How does Reality Defender detect deepfaked audio?

Our team builds neural network models that help separate fake audio from real audio. In the back end, our models convert the input speech signal into image representations called spectrograms, where the signal variations in both time and frequency are exposed. The SOTA TTS and VC methods leave different types of artifacts in the spectrograms, which we successfully capture using a custom neural network architecture.

Our models output a probability score between 1 to 99%, with higher scores denoting a higher chance that the input speech is a fake/manipulated one. By reporting a probability score, instead of a simple yes or no, we are able to demonstrate the amount of confidence we have in our decision on whether an audio is fake or real.

How is the final audio file classification determined?

The audio deepfake detector currently leverages two distinct audio models to classify audio models as fake or real.

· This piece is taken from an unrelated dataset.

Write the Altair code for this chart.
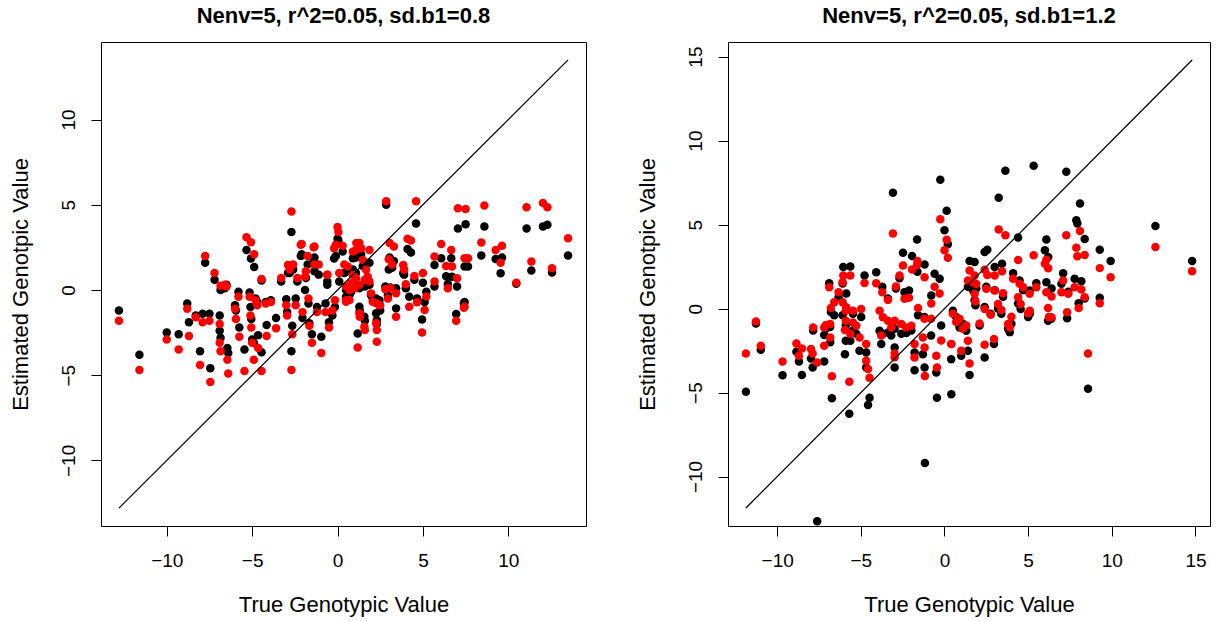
import altair as alt
import pandas as pd

# ---------------- Left panel (sd.b1 = 0.8) ----------------
left_true = [-12.8, -11.6, -10.0, -9.3, -8.8, -8.7, -8.3, -8.05, -7.9, -7.75, -7.5, -7.45, -7.2, -6.9, -6.9,
             -6.85, -6.6, -6.85, -6.45, -6.4, -6.5, -5.8, -6.0, -5.95, -5.75, -5.45, -5.33, -5.07, -4.88, -5.15,
             -5.1, -5.05, -5.0, -4.65, -4.45, -4.9, -4.8, -4.7, -4.45, -4.15, -4.2, -3.9, -3.6, -3.3, -3.0,
             -2.95, -2.7, -2.7, -2.65, -2.45, -2.35, -2.8, -2.6, -2.05, -2.1, -1.85, -1.65, -1.5, -1.75, -1.4,
             -1.35, -1.2, -0.95, -0.7, -0.5, -0.6, -0.15, -0.2, 0.0, 0.05, 0.3, 0.4, 0.5,
             2.85, 4.6, 7.05, 7.5, 4.1, 4.3, 3.05, 3.3, 3.0, 3.2, 3.85, 3.9, 4.5, 5.0, 4.0, 2.8, 3.1, 2.95,
             3.43, 4.2, 4.66, 5.2, 5.1, 4.95, 3.43, 5.68, 5.68, 6.07, 6.66, 6.36, 6.7, 6.46, 7.0, 7.44, 7.44,
             6.95, 1.28, 1.38, 0.9, 1.08, 1.87, 1.48, 0.6, 0.9, 1.08, 1.67, 1.77, 1.87, 0.5, 0.7, 1.0, 1.28,
             1.96, 2.06, 2.26, 1.28, 1.3, 1.57, 1.6, 1.18, 2.26, 2.3, 2.3, 0.5, 0.7, 2.45,
             8.6, 11.07, 12.03, 12.29, 13.5, 8.42, 9.26, 9.63, 9.55, 7.64, 10.47, 11.35, 12.56, 7.4,
             -2.15, -1.35, -0.1, 1.1, -2.9, -1.9, -1.1, -0.6, 0.1, 0.8, 1.6, -1.7, -0.3, 2.5]
left_black = [-1.2, -3.8, -2.5, -2.6, -0.8, -1.9, -1.5, -3.6, -1.4, 1.6, -1.4, -4.6, 0.6, -1.5, -2.4,
              -2.8, 0.1, 0.0, -3.4, -3.7, 0.3, -0.1, -0.9, -1.2, -2.2, -3.5, 2.35, 1.85, 1.35, -0.15,
              -1.0, -1.7, -2.9, -2.65, -3.65, -3.1, -0.5, -0.7, 0.55, -2.05, -0.7, -0.6, -1.65, 0.5, -0.55,
              -1.3, -3.6, 3.4, -2.1, -0.5, 0.5, 1.0, 1.2, -1.65, 2.1, 0.7, -1.95, -2.6, 1.5, 1.8,
              1.1, -1.0, -2.75, -0.8, -1.9, 0.5, -1.0, 1.85, 3.0, 2.9, 2.25, 1.0, -0.5,
              5.0, 3.9, 3.6, 3.86, 2.4, 2.2, 1.9, 1.7, 1.2, 1.3, 0.98, 0.9, 0.6, 0.43, 0.1, 0.2, 0.15, -0.3,
              0.1, -0.4, -0.5, -0.1, -0.7, -1.73, -1.08, 0.2, 1.47, 1.86, 1.86, 0.8, 0.78, 0.35, 0.2, 1.37, -0.7,
              -1.41, 2.0, 2.1, 1.86, 1.9, 1.6, 1.4, 1.1, 1.2, 1.0, 1.6, 0.5, 0.3, 0.0, -0.2, 0.3, 0.1,
              -0.3, -0.5, -0.5, -0.98, -1.2, -1.57, -1.8, -2.55, -1.37, -1.76, -2.0, -0.4, -0.3, -0.6,
              3.72, 3.6, 3.72, 3.82, 2.02, 2.02, 1.82, 1.9, 0.98, 1.37, 0.37, 1.14, 1.02, -0.78,
              2.0, 1.9, 2.0, 2.2, 1.0, 0.0, 0.9, 0.3, 0.5, -0.1, 0.2, -0.8, -1.5, -1.2]
left_red = [-1.8, -4.7, -2.9, -3.5, -1.1, -2.7, -1.6, -4.4, -1.9, 2.0, -1.8, -5.4, 1.0, -2.0, -3.1,
            -3.6, 0.3, 0.25, -4.1, -4.9, 0.2, -0.4, -1.1, -1.7, -2.75, -4.75, 3.1, 2.8, 2.1, -0.4,
            -1.5, -2.2, -3.1, -3.4, -4.75, -4.1, -0.6, -0.9, 0.65, -2.7, -0.8, -0.7, -2.25, 0.7, -0.9,
            -1.5, -4.7, 4.6, -2.6, -0.9, 0.7, 1.2, 1.5, -1.3, 2.7, 1.1, -2.1, -3.1, 2.0, 2.5,
            1.5, -1.3, -3.7, -1.3, -2.2, 0.9, -0.6, 2.45, 3.7, 3.4, 2.6, 1.5, -0.6,
            5.2, 5.2, 4.8, 4.75, 3.0, 2.9, 2.75, 2.55, 1.8, 1.5, 1.47, 1.2, 0.82, 1.0, 0.33, 0.04, 0.1, -0.5,
            -0.2, -0.98, -0.72, -0.39, -1.18, -2.5, -1.57, 0.49, 1.96, 2.7, 2.35, 1.41, 1.37, 0.1, 0.69, 1.86, -0.98,
            -1.8, 2.75, 2.45, 2.25, 2.35, 2.35, 1.76, 1.37, 0.88, 0.69, 1.18, 0.78, 0.49, 0.2, 0.0, 0.1, 0.3,
            -0.2, -0.69, -0.78, -1.37, -1.57, -2.16, -2.35, -3.37, -1.96, -2.35, -3.04, -0.69, -0.59, -0.88,
            4.96, 4.86, 5.1, 4.86, 3.04, 2.78, 2.35, 2.6, 1.6, 1.86, 0.43, 1.67, 1.27, -1.04,
            2.65, 2.55, 2.65, 2.75, 1.47, 0.78, 1.5, 0.9, 1.0, 0.4, 0.6, -0.5, -1.2, -0.9]
left_line = [-12.8, 13.5]
left_domain = [-13.85, 14.55]
left_ticks = [-10, -5, 0, 5, 10]

# ---------------- Right panel (sd.b1 = 1.2) ----------------
right_true = [-11.87, -11.27, -10.98, -9.68, -8.85, -8.52, -8.7, -7.98, -7.88, -7.61, -7.19, -7.85, -7.19, -7.09,
              -6.83, -6.83, -6.73, -6.89, -6.05, -6.09, -6.33, -6.59, -6.09, -6.79, -5.95, -5.69, -5.9, -5.63,
              -4.78, -4.08, -3.08, -1.64, -2.48, -1.94, -1.62, -1.19, -2.69, -2.9, -3.72, -2.39, -2.12, -3.38,
              -0.79, -0.59, -0.29, -1.58, -5.87, -5.47, -4.98, -5.9, -5.47, -5.27, -5.08, -4.68, -4.68, -4.48,
              -4.57, -5.63, -3.88, -3.68, -3.38, -3.18, -2.98, -2.58, -2.28, -1.98, -3.78, -2.98, -2.98, -1.79,
              -1.79, -1.29, -1.19, -1.17, -0.49, -0.45, 0.41, 0.0, 0.2, -0.25, 0.13, 3.24, 3.64, 4.4, 6.09,
              5.33, 6.0, 6.2, 2.4, 2.56, 1.5, 1.8, 1.4, 1.7, 1.9, 3.0, 3.44, 4.1, 4.49, 4.7, 2.5, 3.0, 3.5,
              1.8, 1.85, 5.09, 5.49, 6.09, 6.4, 4.4, 4.55, 5.1, 5.0, 6.19, 6.25, 2.4, 2.76, 3.2, 3.4, 3.8,
              4.0, 3.9, 2.1, 0.5, 0.9, 1.3, 0.7, 1.1, 0.4, 1.0, 1.4, 1.5, 2.4, 2.96, 7.28, 8.1, 7.88, 7.94,
              8.38, 9.28, 9.93, 12.61, 14.8, 7.09, 7.78, 8.18, 6.99, 7.4, 8.02, 8.38, 9.28, 7.33, 8.58, 6.39,
              -0.8, -0.2, -1.2]
right_black = [-4.95, -0.88, -2.45, -3.97, -2.57, -3.95, -3.15, -2.97, -3.51, -12.66, -3.15, -1.3, -1.57, -1.2,
               -2.0, -1.1, -5.34, 1.51, 2.47, 1.5, 0.68, -0.4, -0.4, -0.2, -2.71, -6.26, -1.91, 2.51,
               1.97, 2.17, 6.9, 4.11, 3.33, 3.13, 2.2, 2.63, 1.81, 1.2, 1.3, 0.97, 1.08, 0.6,
               0.78, 2.07, 1.78, -0.4, 0.9, -0.3, -0.5, -1.0, -1.3, -1.5, -2.51, -2.61, -3.51, -5.31,
               -5.74, -1.91, -1.32, -1.51, -1.42, -1.6, -1.2, -1.5, -1.45, -1.3, -2.11, -2.31, -3.51, -2.61,
               -3.67, -2.71, -3.51, -9.19, -3.81, -5.31, -5.1, 4.67, 3.83, 7.67, 5.82, 6.6, 8.21, 4.23, 4.11,
               8.51, 3.47, 3.07, 3.37, 3.51, 2.83, 2.77, 1.3, 1.1, 1.2, 2.47, 2.67, 2.11, 1.67, 1.1, 1.3, 1.1, 0.7,
               0.5, 0.2, 1.08, 1.51, 1.57, 1.2, 0.3, -0.02, -0.3, -0.5, -0.72, -0.5, 0.1, -0.3, 0.0, -0.3, -1.2,
               -0.9, -1.4, -1.0, -0.12, -1.12, -1.32, -0.5, -0.9, -3.01, -2.81, -2.51, -3.95, -2.91, -2.11, 8.15, 6.26, 5.26, 5.07,
               4.15, 3.51, 2.83, 4.92, 2.83, 2.11, 1.78, 1.63, 1.48, 1.0, 0.32, 0.6, 0.64, -0.58, -4.77, -0.6,
               -1.6, -1.0, -0.5]
right_red = [-2.67, -0.76, -2.21, -3.15, -2.07, -2.37, -2.8, -2.41, -2.67, -3.21, -2.21, -1.12, -1.12, -0.97,
             -1.72, -0.92, -4.03, 1.27, 1.97, 1.57, 0.97, 0.38, 0.38, 0.04, -1.27, -4.35, -0.12, 1.97,
             1.53, 1.51, 4.47, 2.6, 2.57, 2.33, 2.83, 1.87, 1.97, 1.32, 0.97, 0.58, 0.64, 0.52,
             0.3, 1.3, 0.9, 0.04, 0.08, -0.12, -0.02, -0.72, -0.82, -1.02, -1.72, -2.11, -3.11, -4.11,
             -3.6, -1.5, -0.12, -0.52, -0.72, -1.12, -0.72, -0.92, -1.12, -1.02, -1.6, -2.67, -2.9, -2.11,
             -2.91, -1.72, -2.31, -4.01, -2.81, -3.51, -2.11, 3.47, 3.03, 5.32, 4.1, 4.71, 4.37, 2.9, 2.91,
             3.17, 2.67, 2.4, 2.31, 2.0, 2.27, 1.97, 1.67, 1.57, 1.47, 1.97, 2.23, 1.78, 1.48, 1.27, 1.18, 1.08, 0.92,
             0.88, 0.44, 0.88, 1.27, 0.97, 0.72, 0.68, 0.28, -0.12, -0.28, 0.04, -0.52, -0.02, -0.36, 0.28, -0.08, -0.92,
             -0.48, -1.12, -0.88, -0.3, -0.6, -1.0, -0.8, -1.2, -2.11, -2.51, -1.91, -3.27, -2.15, -1.81, 4.37, 4.62, 3.63, 3.11,
             3.19, 2.41, 1.87, 3.67, 2.23, 1.67, 1.27, 1.14, 0.97, 0.88, 0.04, 0.68, 0.32, -0.22, -2.67, -0.52,
             -0.6, -1.9, -0.6]
right_line = [-11.87, 14.8]
right_domain = [-12.94, 15.87]
right_ticks = [-10, -5, 0, 5, 10, 15]

FONT = "Liberation Sans"


def make_panel(true, black, red, line_ends, dom, ticks, title, w, h):
    n = len(true)
    pts = pd.DataFrame({
        "true": list(true) + list(true),
        "est": list(black) + list(red),
        "grp": ["black"] * n + ["red"] * n,
    })
    ln = pd.DataFrame({"true": line_ends, "est": line_ends})
    xs = alt.Scale(domain=dom, nice=False, zero=False)
    ys = alt.Scale(domain=dom, nice=False, zero=False)
    x_enc = alt.X("true:Q", scale=xs,
                  axis=alt.Axis(values=ticks, title="True Genotypic Value",
                                labelPadding=15, titlePadding=24))
    y_enc = alt.Y("est:Q", scale=ys,
                  axis=alt.Axis(values=ticks, title="Estimated Genotpic Value",
                                labelAngle=-90, labelAlign="center", labelBaseline="bottom",
                                labelPadding=13, titlePadding=27))
    black_l = (alt.Chart(pts).transform_filter(alt.datum.grp == "black")
               .mark_circle(size=72, color="#000000", opacity=1)
               .encode(x=x_enc, y=y_enc))
    red_l = (alt.Chart(pts).transform_filter(alt.datum.grp == "red")
             .mark_circle(size=72, color="#FF0000", opacity=1)
             .encode(x=x_enc, y=y_enc))
    line_l = (alt.Chart(ln).mark_line(color="black", strokeWidth=1.3)
              .encode(x=x_enc, y=y_enc))
    return alt.layer(black_l, red_l, line_l).properties(
        width=w, height=h,
        title=alt.TitleParams(text=title, fontSize=22, fontWeight="bold", font=FONT,
                              anchor="middle", baseline="alphabetic", offset=-3, color="black"),
    )


left = make_panel(left_true, left_black, left_red, left_line, left_domain, left_ticks,
                  "Nenv=5, r^2=0.05, sd.b1=0.8", 485, 484)
right = make_panel(right_true, right_black, right_red, right_line, right_domain, right_ticks,
                   "Nenv=5, r^2=0.05, sd.b1=1.2", 482, 484)

chart = (alt.hconcat(left, right, spacing=48)
         .properties(padding={"left": 8, "top": 4, "right": 5, "bottom": 5}, background="white")
         .configure_view(stroke="black", strokeWidth=1)
         .configure_axis(grid=False, domain=False, tickColor="black", tickSize=10, tickWidth=1,
                         labelFont=FONT, labelFontSize=19, labelColor="black",
                         titleFont=FONT, titleFontSize=22, titleFontWeight="normal", titleColor="black"))

chart.save("out.html", embed_options={"renderer": "svg", "actions": False})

The two models are run independently on the audio file, and the results are then processed by an ensemble model that ultimately classifies an audio file as real or fake.

Audio files are broken up into six second segments, and each segment is run through the models to get a result. It’s important to note that although we process audio files in increments, our models are not optimized to detect partial fakes, where certain portions of the audio file are real while others are fake.

The audio deepfake detector bases the final audio file classification on the results of the ensemble model. Two consecutive segments of audio must be detected as fake by the ensemble model in order for an audio file to be classified as fake. Note that this only needs to be two consecutive segments of usable audio. If a segment is classified as fake, the following segment is classified as un-usable, and the next segment is classified as fake, the audio file will still be classified as fake.

Our model behaves in this way in order to get a very strong signal for whether or not a file is real or not. This means that the model is less likely to classify a real audio file as fake, although some audio files that are fake may be classified as real.

We are constantly updating the ensemble model and individual models to improve accuracy and performance.